Roland Barthes (1915-1980)
French academic and literary critic whose writings on semiotics, pioneered by
Ferdinand de Saussure and Roman Jakobson, helped establish structuralism and was
a central figure in the development of the leaders of recent French philosophy,
such as Foucault and Derrida.
After graduating from the University of Paris in classics, grammar and philology
in 1943, Barthes later worked at the Centre National de la Recherche
Scientifique, and in 1976 became the first person to hold the chair of literary
semiology at the Collège de France.
Further developing Saussure's conception of the arbitrariness of speech-sounds
in relation to their meaning, Barthes examined the arbitrariness of the
linguistic forms more generally and in his 1964 The Eiffel Tower and Other
Mythologies he applied the same approach to the hidden assumptions behind
popular culture.
In Elements of Semiology, Barthes proposed the inversion of Saussure's
thesis that the study of language would be a part of a larger science of
semiology, asserting instead that “it is semiology which is a part of
linguistics”. At the same time he analysed literature as a sequence of signs,
the meaning of which bears no relation to the intention of the author, but
rather is a free construction of the reader.

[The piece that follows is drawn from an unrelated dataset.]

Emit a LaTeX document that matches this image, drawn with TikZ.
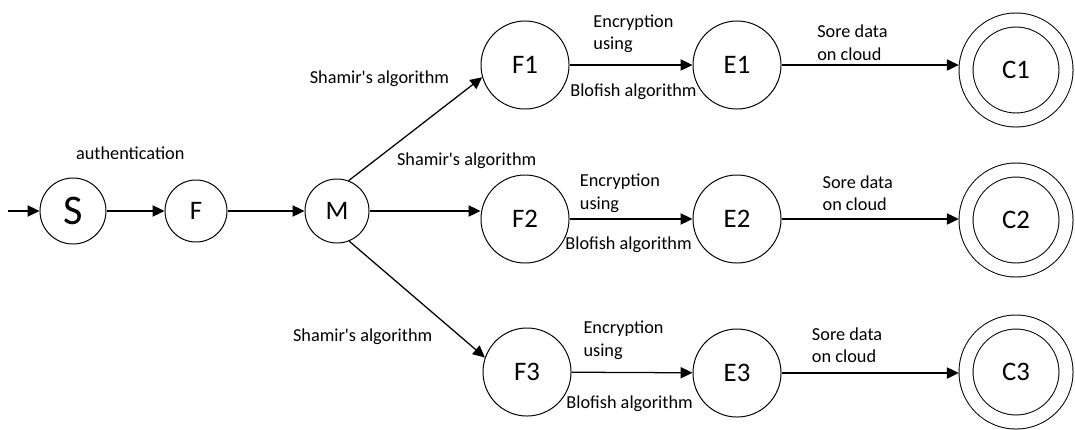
\documentclass[tikz,border=0pt]{standalone}
\usepackage{fontspec}
\setmainfont{Carlito}
\usetikzlibrary{arrows.meta}

\begin{document}
\begin{tikzpicture}[
    x=0.025cm, y=-0.025cm,
    statenode/.style={circle, draw, line width=0.7pt, minimum size=2.2cm, inner sep=0pt, font=\fontsize{19}{22}\selectfont},
    cloudstate/.style={statenode, minimum size=2.5cm, double, double distance=0.325cm, outer sep=0.18cm},
    arr/.style={-{Triangle[length=8.5pt,width=8pt]}, line width=0.9pt},
    lbl/.style={font=\fontsize{13}{16}\selectfont, align=left, inner sep=0pt}
]
\useasboundingbox (0,0) rectangle (1075,429);

% Entry: S, F and M
\node[statenode, minimum size=1.65cm, font=\fontsize{30}{34}\selectfont] (S) at (73,211) {S};
\node[statenode, minimum size=1.55cm] (F) at (196,211) {F};
\node[statenode, minimum size=1.6cm] (M) at (337,211) {M};

% Row 1
\node[statenode] (F1) at (525,65) {F1};
\node[statenode] (E1) at (737,65) {E1};
\node[cloudstate] (C1) at (1016,70) {C1};

% Row 2
\node[statenode] (F2) at (525,219) {F2};
\node[statenode] (E2) at (737,219) {E2};
\node[cloudstate] (C2) at (1016,220) {C2};

% Row 3
\node[statenode] (F3) at (527,372) {F3};
\node[statenode] (E3) at (737,373) {E3};
\node[cloudstate] (C3) at (1016,372) {C3};

\coordinate (in) at (8,211);
\draw[arr] (in) -- (S);
\draw[arr] (S) -- node[lbl, pos=0.41, yshift=1.45cm] (auth) {authentication} (F);
\draw[arr] (F) -- (M);

% splitting the file
\draw[arr] (M.69) -- node[lbl, xshift=-0.9cm, yshift=1.25cm] (sh1) {Shamir\textquotesingle s algorithm} (F1.196);
\draw[arr] (M.east) -- node[lbl, pos=0.875, yshift=1.25cm] (sh2) {Shamir\textquotesingle s algorithm} (M.east -| F2.west);
\draw[arr] (M.-68) -- node[lbl, xshift=-1.36cm, yshift=-0.93cm] (sh3) {Shamir\textquotesingle s algorithm} (F3.161);

% encryption and storage
\draw[arr] (F1) -- node[lbl, pos=0.52, yshift=0.78cm] (enc1) {Encryption\\using}
    node[lbl, pos=0.52, yshift=-0.68cm] (blo1) {Blofish algorithm} (E1);
\draw[arr] (E1) -- node[lbl, pos=0.40, yshift=0.56cm] (sto1) {Sore data\\on cloud} (E1 -| C1.west);

\draw[arr] (F2) -- node[lbl, pos=0.41, yshift=0.64cm] (enc2) {Encryption\\using}
    node[lbl, pos=0.48, yshift=-0.65cm] (blo2) {Blofish algorithm} (E2);
\draw[arr] (E2) -- node[lbl, pos=0.43, yshift=0.65cm] (sto2) {Sore data\\on cloud} (E2 -| C2.west);

\draw[arr] (F3) -- node[lbl, pos=0.43, yshift=0.8cm] (enc3) {Encryption\\using}
    node[lbl, pos=0.48, yshift=-0.78cm] (blo3) {Blofish algorithm} (E3);
\draw[arr] (E3) -- node[lbl, pos=0.37, yshift=0.7cm] (sto3) {Sore data\\on cloud} (E3 -| C3.west);

\end{tikzpicture}
\end{document}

By the 1970s, Barthes' theories had become extremely influential not only in
France but throughout Europe and the U.S. Other leading French thinkers
associated with Barthes include the psychoanalyst Jacques Lacan, social theorist
Michel Foucault, and philosopher Jacques Derrida. Barthes' later works added to
his fame as a literary critic, a reputation as a novelist with an "anti-autobiography,"
Roland Barthes by Roland Barthes (1975), and his 1977 A Lover's
Discourse. Barthes died in a car accident in 1980.